When working with time series data in pandas, it’s a common requirement to convert a series or a DataFrame column containing date and time formatted strings or epoch times to pandas Timestamp objects. For example, if our input is a series with date strings like ‘2021-01-01′, we may want to convert this to Timestamp objects in order to leverage pandas’ time series features.
Method 1: Using pd.to_datetime()
The pd.to_datetime() function is specifically designed to convert argument objects to datetime. Whether a DataFrame, a Series, or a list of strings/epochs, it can handle many formats and is able to parse them into Timestamp objects.
Here’s an example:
import pandas as pd series_dates = pd.Series(['2021-01-01', '2021-01-02', '2021-01-03']) timestamp_series = pd.to_datetime(series_dates)
Output:
0 2021-01-01 1 2021-01-02 2 2021-01-03 dtype: datetime64[ns]
The code snippet above demonstrates the conversion of a pandas Series filled with date strings to a Series of pandas Timestamp objects by utilizing the pd.to_datetime() function. This method is highly versatile and efficient for regular usage.
Method 2: Using Series astype() Method
The Series astype() method is used to cast a pandas object to a specified dtype. Here it will be used to convert a series of strings or epochs into datetime64.
Here’s an example:
series_epoch = pd.Series([1609459200, 1609545600, 1609632000])
timestamp_series = series_epoch.astype('datetime64[s]')
Output:
0 2021-01-01 00:00:00 1 2021-01-02 00:00:00 2 2021-01-03 00:00:00 dtype: datetime64[ns]
Here, we note that the astype('datetime64[s]') method converts an epoch timestamp into a pandas Timestamp object. It’s straightforward but relies on the Series initially being in the correct epoch format.
Method 3: Applying a Lambda Function
One can also apply a lambda function using the Series apply() method to iterate over each element and convert it to a Timestamp. This approach is very flexible and can have custom parsing logic if needed.
Here’s an example:
series_str_dates = pd.Series(['01/01/2021', '02/01/2021', '03/01/2021']) timestamp_series = series_str_dates.apply(lambda x: pd.Timestamp(x))
Output:
0 2021-01-01 1 2021-01-02 2 2021-01-03 dtype: datetime64[ns]
The lambda function within the apply() method makes it possible to handle each value individually, which is useful for non-standard date formats or additional processing. However, it might be slightly less efficient than vectorized functions.
Method 4: Using the Series map() Method
Similar to apply(), the map() method is used to map values of a Series according to an input correspondence. It can be used with a function that converts each item in the Series to a Timestamp.
Here’s an example:
series_custom_format = pd.Series(['2021.01.01', '2021.01.02', '2021.01.03']) timestamp_series = series_custom_format.map(pd.Timestamp)
Output:
0 2021-01-01 1 2021-01-02 2 2021-01-03 dtype: datetime64[ns]
The map() function is used here with the pd.Timestamp constructor, allowing conversion of custom-formatted date strings into Timestamp objects.
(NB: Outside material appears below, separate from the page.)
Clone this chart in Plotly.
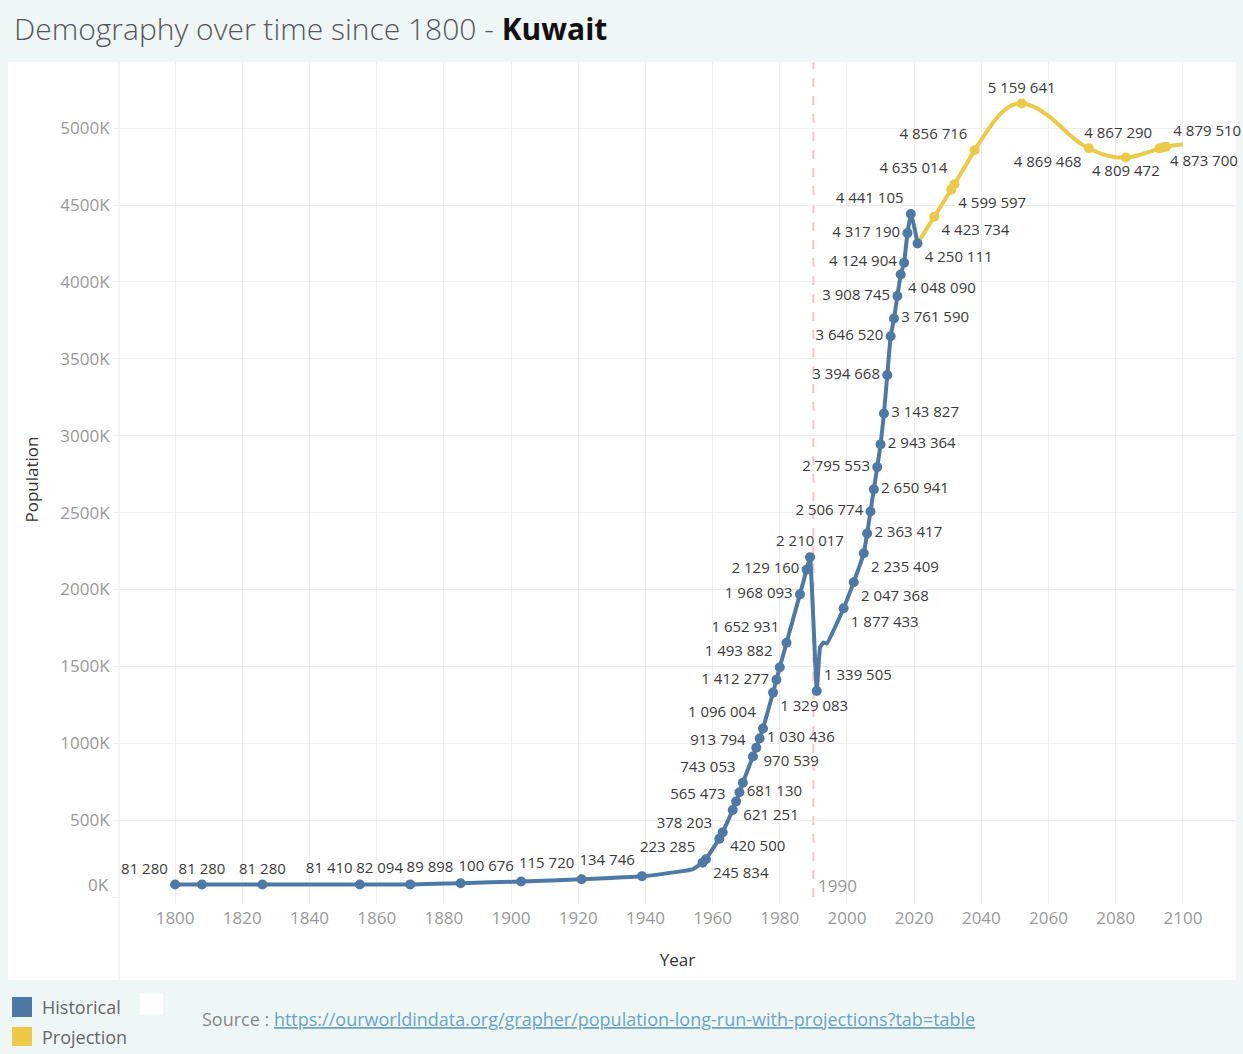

This is less flexible than a lambda but can be more succinct.
Bonus One-Liner Method 5: List Comprehension
List comprehension is a concise way to apply an operation to the elements in a sequence. It can be used to quickly create a list of Timestamps from a pandas Series.
Here’s an example:
list_dates = ['1st Jan 2021', '2nd Jan 2021', '3rd Jan 2021'] timestamp_series = pd.Series([pd.Timestamp(date) for date in list_dates])
Output:
0 2021-01-01 1 2021-01-02 2 2021-01-03 dtype: datetime64[ns]
By using list comprehension, the code converts a list of string dates into a Series of Timestamp objects in a very pythonic and elegant way. This is especially handy for smaller or one-time operations.
Summary/Discussion
- Method 1: pd.to_datetime(). Versatile and powerful. Handles a wide range of input formats. Might be an overkill for straightforward conversions.
- Method 2: astype(). Simple and convenient for series already in epoch format. Not suitable for custom date formats.
- Method 3: apply(). Flexible with lambda for custom logic. More resource-intensive than some vectorized alternatives.
- Method 4: map(). Good for simpler custom conversions. Less versatile than
apply(). - Method 5: List Comprehension. Pythonic and concise for creating a new Series. Best for small or ad-hoc datasets.